— start Supplied information —
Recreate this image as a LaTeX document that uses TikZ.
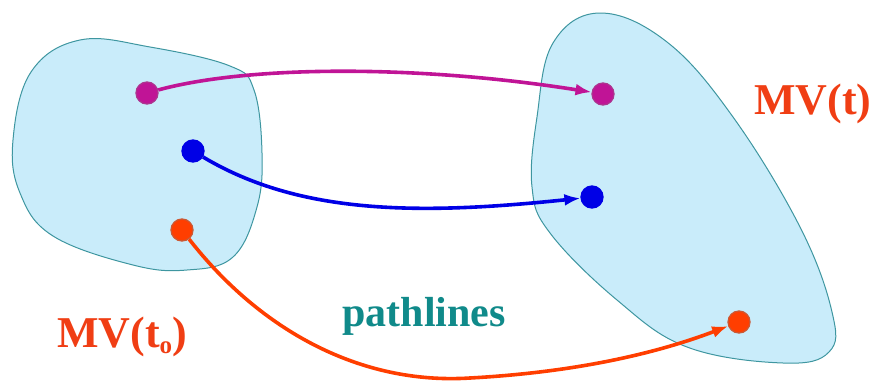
\documentclass[tikz,border=0pt]{standalone}
\usepackage{fontspec}
\setmainfont{Liberation Serif}
\usetikzlibrary{arrows.meta}
\definecolor{regionfill}{RGB}{201,236,250}
\definecolor{regionline}{RGB}{62,150,160}
\definecolor{pmag}{RGB}{192,20,150}
\definecolor{pblue}{RGB}{0,0,230}
\definecolor{pred}{RGB}{255,62,0}
\definecolor{labred}{RGB}{240,62,20}
\definecolor{labteal}{RGB}{16,138,138}
\tikzset{
  region/.style={fill=regionfill, draw=regionline, line width=1pt},
  particle/.style={circle, inner sep=0pt, minimum size=22pt, line width=1.3pt},
  pathline/.style={line width=3.6pt, -{Latex[length=16pt,width=12pt]}},
  bigbold/.style={font=\fontsize{44}{50}\selectfont\bfseries},
}
\begin{document}
\begin{tikzpicture}[x=1pt,y=-1pt]
\useasboundingbox (0,0) rectangle (880,381);

% material volume at t0
\draw[region] plot[smooth cycle, tension=0.65] coordinates {
  (80,40) (150,47) (230,66) (254,90) (262,153) (257,207) (233,257)
  (187,270) (133,265) (53,236) (20,193) (13,140) (31,72)};

% material volume at t
\draw[region] plot[smooth cycle, tension=0.65] coordinates {
  (600,13) (667,42) (733,117) (800,227) (832,312) (829,352) (783,363)
  (687,347) (617,300) (550,233) (532,187) (537,117) (553,43)};

% particles
\node[particle, fill=pmag, draw=pmag!70!gray] (m0) at (147,93) {};
\node[particle, fill=pblue, draw=pblue] (b0) at (193,151) {};
\node[particle, fill=pred, draw=pred!60!gray] (r0) at (182,230) {};
\node[particle, fill=pmag, draw=pmag!70!gray] (m1) at (603,94) {};
\node[particle, fill=pblue, draw=pblue] (b1) at (592,197) {};
\node[particle, fill=pred, draw=pred!60!gray] (r1) at (739,322) {};

% pathlines
\draw[pathline, pmag] (m0) .. controls (250,65) and (420,65) .. (m1);
\draw[pathline, pblue] (b0) .. controls (300,215) and (420,215) .. (b1);
\coordinate (low) at (470,378);
\draw[pathline, pred] (r0) .. controls (260,330) and (360,385) .. (low)
  .. controls (580,372) and (660,352) .. (r1);

% labels
\node[bigbold, text=labred] (mvt) at (813,104) {MV(t)};
\node[bigbold, text=labred, anchor=base] (mvt0) at (122,347)
  {MV(t\raisebox{-0.32ex}{\fontsize{25}{25}\selectfont o})};
\node[bigbold, text=labteal, anchor=base, font=\fontsize{42}{48}\selectfont\bfseries] (pl) at (424,326) {pathlines};
\end{tikzpicture}
\end{document}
— end Supplied information —
Problem statement: Each line of the material must be retyped exactly, except that images are omitted.

Exercise answer:
Recreate this image as a LaTeX document that uses TikZ.
\documentclass[tikz,border=0pt]{standalone}
\usepackage{fontspec}
\setmainfont{Liberation Serif}
\usetikzlibrary{arrows.meta}
\definecolor{regionfill}{RGB}{201,236,250}
\definecolor{regionline}{RGB}{62,150,160}
\definecolor{pmag}{RGB}{192,20,150}
\definecolor{pblue}{RGB}{0,0,230}
\definecolor{pred}{RGB}{255,62,0}
\definecolor{labred}{RGB}{240,62,20}
\definecolor{labteal}{RGB}{16,138,138}
\tikzset{
  region/.style={fill=regionfill, draw=regionline, line width=1pt},
  particle/.style={circle, inner sep=0pt, minimum size=22pt, line width=1.3pt},
  pathline/.style={line width=3.6pt, -{Latex[length=16pt,width=12pt]}},
  bigbold/.style={font=\fontsize{44}{50}\selectfont\bfseries},
}
\begin{document}
\begin{tikzpicture}[x=1pt,y=-1pt]
\useasboundingbox (0,0) rectangle (880,381);

% material volume at t0
\draw[region] plot[smooth cycle, tension=0.65] coordinates {
  (80,40) (150,47) (230,66) (254,90) (262,153) (257,207) (233,257)
  (187,270) (133,265) (53,236) (20,193) (13,140) (31,72)};

% material volume at t
\draw[region] plot[smooth cycle, tension=0.65] coordinates {
  (600,13) (667,42) (733,117) (800,227) (832,312) (829,352) (783,363)
  (687,347) (617,300) (550,233) (532,187) (537,117) (553,43)};

% particles
\node[particle, fill=pmag, draw=pmag!70!gray] (m0) at (147,93) {};
\node[particle, fill=pblue, draw=pblue] (b0) at (193,151) {};
\node[particle, fill=pred, draw=pred!60!gray] (r0) at (182,230) {};
\node[particle, fill=pmag, draw=pmag!70!gray] (m1) at (603,94) {};
\node[particle, fill=pblue, draw=pblue] (b1) at (592,197) {};
\node[particle, fill=pred, draw=pred!60!gray] (r1) at (739,322) {};

% pathlines
\draw[pathline, pmag] (m0) .. controls (250,65) and (420,65) .. (m1);
\draw[pathline, pblue] (b0) .. controls (300,215) and (420,215) .. (b1);
\coordinate (low) at (470,378);
\draw[pathline, pred] (r0) .. controls (260,330) and (360,385) .. (low)
  .. controls (580,372) and (660,352) .. (r1);

% labels
\node[bigbold, text=labred] (mvt) at (813,104) {MV(t)};
\node[bigbold, text=labred, anchor=base] (mvt0) at (122,347)
  {MV(t\raisebox{-0.32ex}{\fontsize{25}{25}\selectfont o})};
\node[bigbold, text=labteal, anchor=base, font=\fontsize{42}{48}\selectfont\bfseries] (pl) at (424,326) {pathlines};
\end{tikzpicture}
\end{document}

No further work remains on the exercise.